Bitcoin’s $75K–$80K Zone Could Mark Cycle Low: Analyst

Bitcoin’s $75K–$80K Zone Could Mark Cycle Low: Analyst

Bitcoin’s recent dip into the $75,000–$80,000 range may end up being the last major pullback of this bull market, according to crypto analyst PlanC. The market watcher believes there’s a “decent chance” that this area could serve as the cycle bottom, offering what might be the deepest buying opportunity before the next leg higher.

At the time of writing, Bitcoin was trading in a 24-hour range between $77,082 and $83,426. Even after some short-term bounces, the world’s largest cryptocurrency remains about 37.8% below its all-time high of $126,080, which was set on Oct. 6, 2025. The broader trend has also been rough for investors, with BTC down 6.0% over the past day, 11.6% over the last week, and 23.5% over the past year.
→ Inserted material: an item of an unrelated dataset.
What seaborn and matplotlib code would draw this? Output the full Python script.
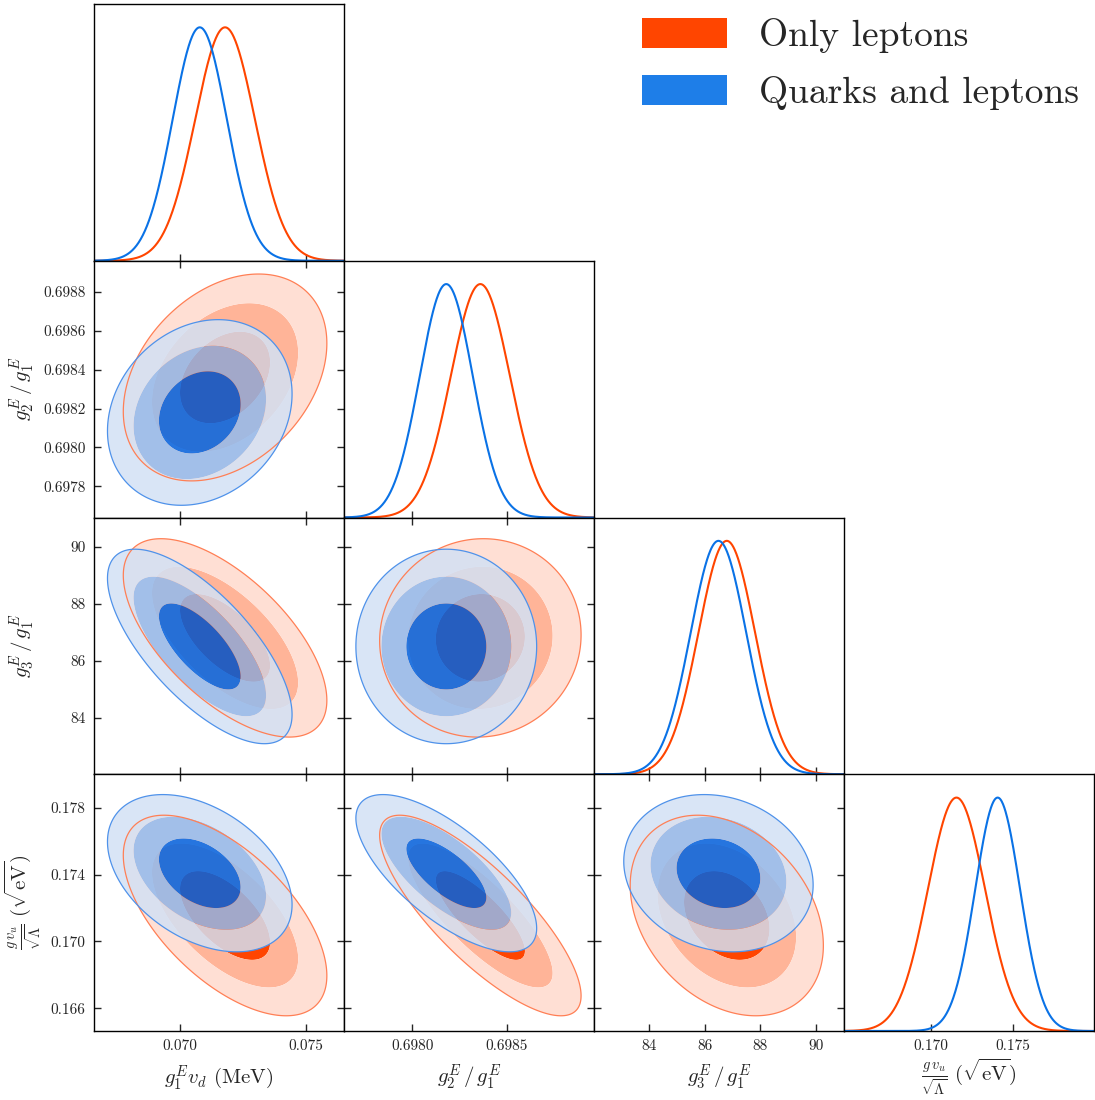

PlanC points to history to back up the idea that the current pullback could be close to done. In previous Bitcoin bull markets, corrections in the range of 35% to 40% were not unusual before prices found support and resumed their upward trend. From that perspective, a move into the mid-$70,000s would fit neatly within the typical drawdowns seen during past cycles.

The analyst also compared the current price action to several major capitulation moments in Bitcoin’s history. These include the 2018 bear market bottom near $3,000, the sharp crash to around $5,100 during the March 2020 market meltdown, and the FTX-driven sell-off that pushed Bitcoin down to roughly $15,500. In a recent post on X, PlanC said there is “a decent chance we are going through another major capitulation low as we speak,” suggesting the worst of the selling pressure could be happening right now.

Still, not everyone is convinced the bottom is already in. Bitcoin advocate and financial accountant Rajat Soni cautioned traders against reading too much into short-term price swings, especially over the weekend. “Never trust a weekend pump OR dump,” Soni wrote, adding that Bitcoin has a habit of surprising the market when sentiment is at its worst.

Some veteran traders are even more bearish in the short to medium term. Peter Brandt, a long-time market analyst, has warned that Bitcoin could slide further, potentially reaching the $60,000 level by the third quarter of 2026. Meanwhile, crypto analyst Benjamin Cowen believes the true cycle low may not arrive until early October 2026. He also expects several relief rallies along the way, which could lure in buyers before another wave of selling hits.

Taken together, these views paint a mixed picture. While the $75,000–$80,000 zone may prove to be a key support area if history repeats itself, traders should be prepared for more volatility. With sharp moves likely in both directions, the coming months could test the patience of even seasoned Bitcoin holders.